# [THE DATA]
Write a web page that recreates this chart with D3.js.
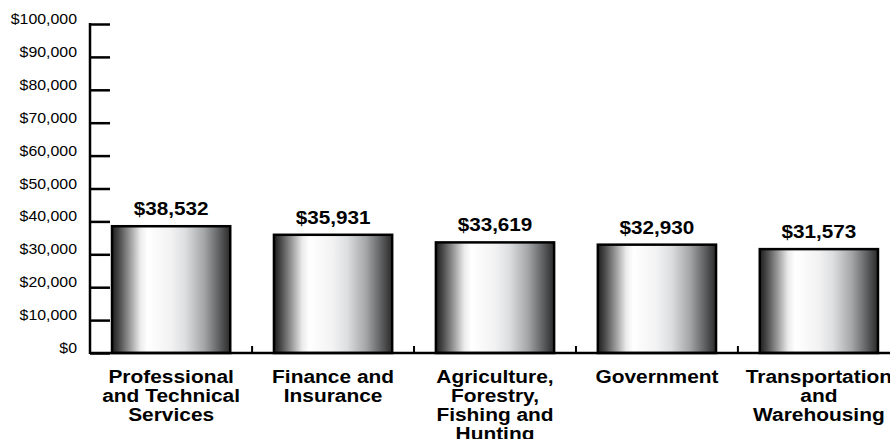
<!DOCTYPE html>
<html>
<head>
<meta charset="utf-8">
<script src="https://cdn.jsdelivr.net/npm/d3@7/dist/d3.min.js"></script>
<style>
  html, body { margin: 0; padding: 0; background: #fff; }
  svg { display: block; }
</style>
</head>
<body>
<svg id="chart" width="890" height="439"></svg>
<script>
const categories = [
  ["Professional", "and Technical", "Services"],
  ["Finance and", "Insurance"],
  ["Agriculture,", "Forestry,", "Fishing and", "Hunting"],
  ["Government"],
  ["Transportation", "and", "Warehousing"]
];
const values = [38532, 35931, 33619, 32930, 31573];
const yTicks = [0, 10000, 20000, 30000, 40000, 50000, 60000, 70000, 80000, 90000, 100000];

const svg = d3.select("#chart");
const x0 = 90, x1 = 900, yTop = 24, yBot = 353;

const keys = categories.map((c, i) => i);
const x = d3.scaleBand().domain(keys).range([x0, x1]).paddingInner(0.27).paddingOuter(0.136);
const y = d3.scaleLinear().domain([0, 100000]).range([yBot, yTop]);
const fmt = d3.format("$,");

// gradient
const defs = svg.append("defs");
const grad = defs.append("linearGradient").attr("id", "barGrad")
  .attr("x1", "0%").attr("x2", "100%").attr("y1", "0%").attr("y2", "0%");
[
  [0, "#1e1e1e"], [0.06, "#4a4a4a"], [0.14, "#909090"], [0.24, "#ebebeb"], [0.3, "#fff"],
  [0.5, "#f2f2f3"], [0.62, "#dcdee0"], [0.78, "#a4a5a7"], [0.9, "#626365"], [1, "#2a2a2a"]
].forEach(([o, c]) => grad.append("stop").attr("offset", o).attr("stop-color", c));

// bars
svg.append("g").selectAll("rect").data(values).join("rect")
  .attr("x", (d, i) => x(i))
  .attr("y", d => y(d))
  .attr("width", x.bandwidth())
  .attr("height", d => y(0) - y(d))
  .attr("fill", "url(#barGrad)")
  .attr("stroke", "#000")
  .attr("stroke-width", 2.5);

// value labels
svg.append("g").selectAll("text").data(values).join("text")
  .attr("transform", (d, i) => `translate(${x(i) + x.bandwidth() / 2},${y(d) - 11}) scale(1.15,1)`)
  .attr("text-anchor", "middle")
  .attr("font-family", "Liberation Sans, Arial, sans-serif")
  .attr("font-weight", "bold")
  .attr("font-size", 18)
  .attr("fill", "#000")
  .text(d => fmt(d));

// y axis
const yAxis = d3.axisRight(y).tickValues(yTicks).tickSize(20).tickFormat("");
const gy = svg.append("g").attr("transform", `translate(${x0},0)`).call(yAxis);
gy.select(".domain").remove();
gy.selectAll(".tick line").attr("stroke", "#000").attr("stroke-width", 2.5);
svg.append("line").attr("x1", x0).attr("x2", x0).attr("y1", yTop - 1).attr("y2", yBot + 1)
  .attr("stroke", "#000").attr("stroke-width", 2.5);

svg.append("g").selectAll("text").data(yTicks).join("text")
  .attr("transform", d => `translate(77,${y(d)}) scale(1.06,1)`)
  .attr("text-anchor", "end")
  .attr("font-family", "Liberation Sans, Arial, sans-serif")
  .attr("font-size", 15)
  .attr("fill", "#000")
  .text(d => fmt(d));

// x axis
svg.append("line").attr("x1", x0).attr("x2", 890).attr("y1", yBot).attr("y2", yBot)
  .attr("stroke", "#000").attr("stroke-width", 2.5);
const xTickPos = keys.slice(1).map(i => x(i) - (x.step() - x.bandwidth()) / 2);
svg.append("g").selectAll("line").data(xTickPos).join("line")
  .attr("x1", d => d).attr("x2", d => d).attr("y1", yBot - 7).attr("y2", yBot)
  .attr("stroke", "#000").attr("stroke-width", 2);

// category labels
const cg = svg.append("g").selectAll("g").data(categories).join("g")
  .attr("transform", (d, i) => `translate(${x(i) + x.bandwidth() / 2},383)`);
cg.each(function(lines) {
  d3.select(this).selectAll("text").data(lines).join("text")
    .attr("transform", (l, j) => `translate(0,${j * 19}) scale(1.1,1)`)
    .attr("text-anchor", "middle")
    .attr("font-family", "Liberation Sans, Arial, sans-serif")
    .attr("font-weight", "bold")
    .attr("font-size", 19)
    .attr("fill", "#000")
    .text(l => l);
});
</script>
</body>
</html>
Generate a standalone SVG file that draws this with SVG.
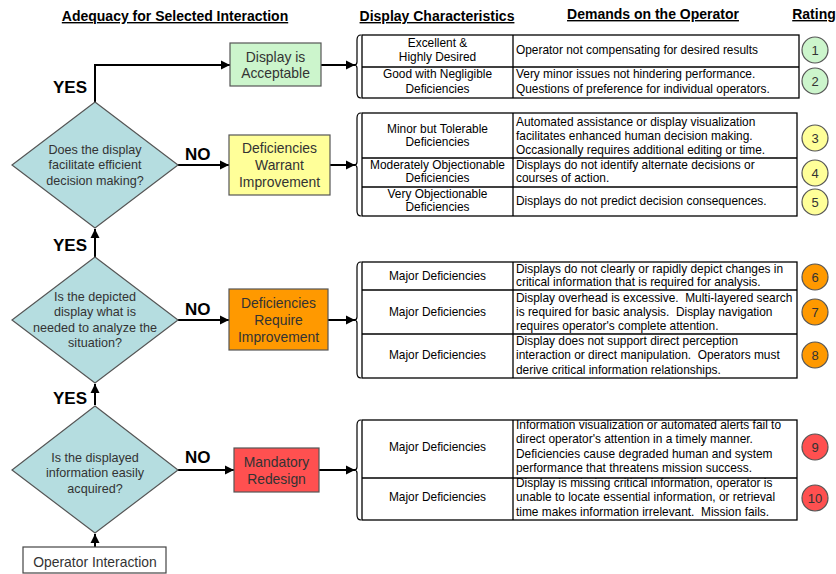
<svg xmlns="http://www.w3.org/2000/svg" width="836" height="574" viewBox="0 0 836 574">
<defs>
<marker id="ah" markerUnits="userSpaceOnUse" markerWidth="10" markerHeight="10" refX="9" refY="5" orient="auto">
<path d="M0,0.5 L9,5 L0,9.5 z" fill="#000"/>
</marker>
<style>
text{font-family:"Liberation Sans",Arial,sans-serif;white-space:pre}
.hdr{font-size:14px;font-weight:bold;text-decoration:underline;text-anchor:middle;fill:#000}
.lbl{font-size:17px;font-weight:bold;fill:#000}
.dq{font-size:12.6px;fill:#333;text-anchor:middle}
.bx{font-size:13.9px;fill:#333;text-anchor:middle}
.tc{font-size:11.9px;fill:#000;text-anchor:middle}
.tl{font-size:11.9px;fill:#000}
.rn{font-size:13px;fill:#333;text-anchor:middle}
.dia{fill:#b5dde0;stroke:#555;stroke-width:1.2}
.box{stroke:#555;stroke-width:1.2}
.tbl{fill:#fff;stroke:#000;stroke-width:1.3}
.ln{stroke:#000;stroke-width:1.3}
.br{fill:none;stroke:#000;stroke-width:1.2}
.con{fill:none;stroke:#000;stroke-width:2;marker-end:url(#ah)}
.cir{stroke:#555;stroke-width:1.2}
.g{fill:#ccf5cc}.y{fill:#ffff99}.o{fill:#ff9900}.r{fill:#ff5050}
</style>
</defs>
<rect width="836" height="574" fill="#fff"/>

<g id="headers">
<text class="hdr" x="175" y="21">Adequacy for Selected Interaction</text>
<text class="hdr" x="437" y="21">Display Characteristics</text>
<text class="hdr" x="653" y="19">Demands on the Operator</text>
<text class="hdr" x="814" y="19">Rating</text>
</g>

<g id="connectors">
<path class="con" d="M95,102 V65 H230"/>
<path class="con" d="M321,65 H355"/>
<path class="con" d="M178,165 H229"/>
<path class="con" d="M330,165 H355"/>
<path class="con" d="M95,257 V229"/>
<path class="con" d="M178,320 H229"/>
<path class="con" d="M328,320 H355"/>
<path class="con" d="M95,405 V384"/>
<path class="con" d="M178,470 H234"/>
<path class="con" d="M319,470 H355"/>
<path class="con" d="M95,547 V534"/>
<text class="lbl" x="53" y="93">YES</text>
<text class="lbl" x="53" y="251">YES</text>
<text class="lbl" x="53" y="404">YES</text>
<text class="lbl" x="185" y="160">NO</text>
<text class="lbl" x="185" y="315">NO</text>
<text class="lbl" x="185" y="463">NO</text>
</g>

<g id="q1">
<polygon class="dia" points="95,102 178,165 95,228 12,165"/>
<text class="dq" x="95" y="154">Does the display</text>
<text class="dq" x="95" y="169">facilitate efficient</text>
<text class="dq" x="95" y="185">decision making?</text>
</g>
<g id="q2">
<polygon class="dia" points="95,257 178,320 95,383 12,320"/>
<text class="dq" x="95" y="301">Is the depicted</text>
<text class="dq" x="95" y="316">display what is</text>
<text class="dq" x="95" y="332">needed to analyze the</text>
<text class="dq" x="95" y="347">situation?</text>
</g>
<g id="q3">
<polygon class="dia" points="95,406 178,470 95,533 12,470"/>
<text class="dq" x="95" y="462">Is the displayed</text>
<text class="dq" x="95" y="477">information easily</text>
<text class="dq" x="95" y="493">acquired?</text>
</g>
<g id="operator">
<rect x="23" y="547" width="143" height="26" fill="#fff" stroke="#444" stroke-width="1.2"/>
<text class="bx" x="95" y="567">Operator Interaction</text>
</g>

<g id="acceptable">
<rect class="box g" x="230" y="43" width="91" height="43"/>
<text class="bx" x="275.5" y="62">Display is</text>
<text class="bx" x="275.5" y="78">Acceptable</text>
</g>
<g id="warrant">
<rect class="box y" x="229" y="135" width="101" height="60"/>
<text class="bx" x="279.5" y="153">Deficiencies</text>
<text class="bx" x="279.5" y="170">Warrant</text>
<text class="bx" x="279.5" y="187">Improvement</text>
</g>
<g id="require">
<rect class="box o" x="229" y="289" width="99" height="61"/>
<text class="bx" x="278.5" y="308">Deficiencies</text>
<text class="bx" x="278.5" y="325">Require</text>
<text class="bx" x="278.5" y="342">Improvement</text>
</g>
<g id="redesign">
<rect class="box r" x="234" y="448" width="85" height="44"/>
<text class="bx" x="276.5" y="467">Mandatory</text>
<text class="bx" x="276.5" y="484">Redesign</text>
</g>

<g id="table1">
<path class="br" d="M361,35 Q357,35 357,40 V62 Q357,65 354,65 Q357,65 357,68 V93 Q357,98 361,98"/>
<rect class="tbl" x="362" y="35" width="437" height="63"/>
<line class="ln" x1="513" y1="35" x2="513" y2="98"/>
<line class="ln" x1="362" y1="67" x2="799" y2="67"/>
<text class="tc" x="437.5" y="47">Excellent &amp;</text>
<text class="tc" x="437.5" y="61">Highly Desired</text>
<text class="tl" x="516" y="54">Operator not compensating for desired results</text>
<text class="tc" x="437.5" y="78">Good with Negligible</text>
<text class="tc" x="437.5" y="93">Deficiencies</text>
<text class="tl" x="516" y="78">Very minor issues not hindering performance.</text>
<text class="tl" x="516" y="93">Questions of preference for individual operators.</text>
</g>
<g id="table2">
<path class="br" d="M361,113 Q357,113 357,118 V162 Q357,165 354,165 Q357,165 357,168 V211 Q357,216 361,216"/>
<rect class="tbl" x="362" y="113" width="435" height="103"/>
<line class="ln" x1="513" y1="113" x2="513" y2="216"/>
<line class="ln" x1="362" y1="158" x2="797" y2="158"/>
<line class="ln" x1="362" y1="187" x2="797" y2="187"/>
<text class="tc" x="437.5" y="133">Minor but Tolerable</text>
<text class="tc" x="437.5" y="146">Deficiencies</text>
<text class="tl" x="516" y="126">Automated assistance or display visualization</text>
<text class="tl" x="516" y="140">facilitates enhanced human decision making.</text>
<text class="tl" x="516" y="154">Occasionally requires additional editing or time.</text>
<text class="tc" x="437.5" y="169">Moderately Objectionable</text>
<text class="tc" x="437.5" y="182">Deficiencies</text>
<text class="tl" x="516" y="169">Displays do not identify alternate decisions or</text>
<text class="tl" x="516" y="182">courses of action.</text>
<text class="tc" x="437.5" y="198">Very Objectionable</text>
<text class="tc" x="437.5" y="211">Deficiencies</text>
<text class="tl" x="516" y="205">Displays do not predict decision consequences.</text>
</g>
<g id="table3">
<path class="br" d="M361,262 Q357,262 357,267 V317 Q357,320 354,320 Q357,320 357,323 V373 Q357,378 361,378"/>
<rect class="tbl" x="362" y="262" width="435" height="116"/>
<line class="ln" x1="513" y1="262" x2="513" y2="378"/>
<line class="ln" x1="362" y1="290" x2="797" y2="290"/>
<line class="ln" x1="362" y1="334" x2="797" y2="334"/>
<text class="tc" x="437.5" y="280">Major Deficiencies</text>
<text class="tl" x="516" y="273">Displays do not clearly or rapidly depict changes in</text>
<text class="tl" x="516" y="286">critical information that is required for analysis.</text>
<text class="tc" x="437.5" y="316">Major Deficiencies</text>
<text class="tl" x="516" y="302">Display overhead is excessive.  Multi-layered search</text>
<text class="tl" x="516" y="316">is required for basic analysis.  Display navigation</text>
<text class="tl" x="516" y="330">requires operator's complete attention.</text>
<text class="tc" x="437.5" y="359">Major Deficiencies</text>
<text class="tl" x="516" y="345">Display does not support direct perception</text>
<text class="tl" x="516" y="359">interaction or direct manipulation.  Operators must</text>
<text class="tl" x="516" y="374">derive critical information relationships.</text>
</g>
<g id="table4">
<path class="br" d="M361,420 Q357,420 357,425 V467 Q357,470 354,470 Q357,470 357,473 V515 Q357,520 361,520"/>
<rect class="tbl" x="362" y="420" width="435" height="100"/>
<line class="ln" x1="513" y1="420" x2="513" y2="520"/>
<line class="ln" x1="362" y1="478" x2="797" y2="478"/>
<text class="tc" x="437.5" y="451">Major Deficiencies</text>
<text class="tl" x="516" y="429">Information visualization or automated alerts fail to</text>
<text class="tl" x="516" y="443">direct operator's attention in a timely manner.</text>
<text class="tl" x="516" y="458">Deficiencies cause degraded human and system</text>
<text class="tl" x="516" y="472">performance that threatens mission success.</text>
<text class="tc" x="437.5" y="501">Major Deficiencies</text>
<text class="tl" x="516" y="487">Display is missing critical information, operator is</text>
<text class="tl" x="516" y="501">unable to locate essential information, or retrieval</text>
<text class="tl" x="516" y="516">time makes information irrelevant.  Mission fails.</text>
</g>

<g id="rating1"><circle class="cir g" cx="815" cy="50" r="13"/><text class="rn" x="815" y="55">1</text></g>
<g id="rating2"><circle class="cir g" cx="815" cy="81" r="13"/><text class="rn" x="815" y="86">2</text></g>
<g id="rating3"><circle class="cir y" cx="815" cy="138" r="13"/><text class="rn" x="815" y="143">3</text></g>
<g id="rating4"><circle class="cir y" cx="815" cy="173" r="13"/><text class="rn" x="815" y="178">4</text></g>
<g id="rating5"><circle class="cir y" cx="815" cy="202" r="13"/><text class="rn" x="815" y="207">5</text></g>
<g id="rating6"><circle class="cir o" cx="815" cy="277" r="13"/><text class="rn" x="815" y="282">6</text></g>
<g id="rating7"><circle class="cir o" cx="815" cy="312" r="13"/><text class="rn" x="815" y="317">7</text></g>
<g id="rating8"><circle class="cir o" cx="815" cy="355" r="13"/><text class="rn" x="815" y="360">8</text></g>
<g id="rating9"><circle class="cir r" cx="815" cy="447" r="13"/><text class="rn" x="815" y="452">9</text></g>
<g id="rating10"><circle class="cir r" cx="815" cy="498" r="13"/><text class="rn" x="815" y="503">10</text></g>
</svg>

# [WHAT NEEDS TO BE DONE]
Find the lines above holding the word "this" and show them.

# [WRITTEN SOLUTION]
Write a web page that recreates this chart with D3.js.
  d3.select(this).selectAll("text").data(lines).join("text")
Generate a standalone SVG file that draws this with SVG.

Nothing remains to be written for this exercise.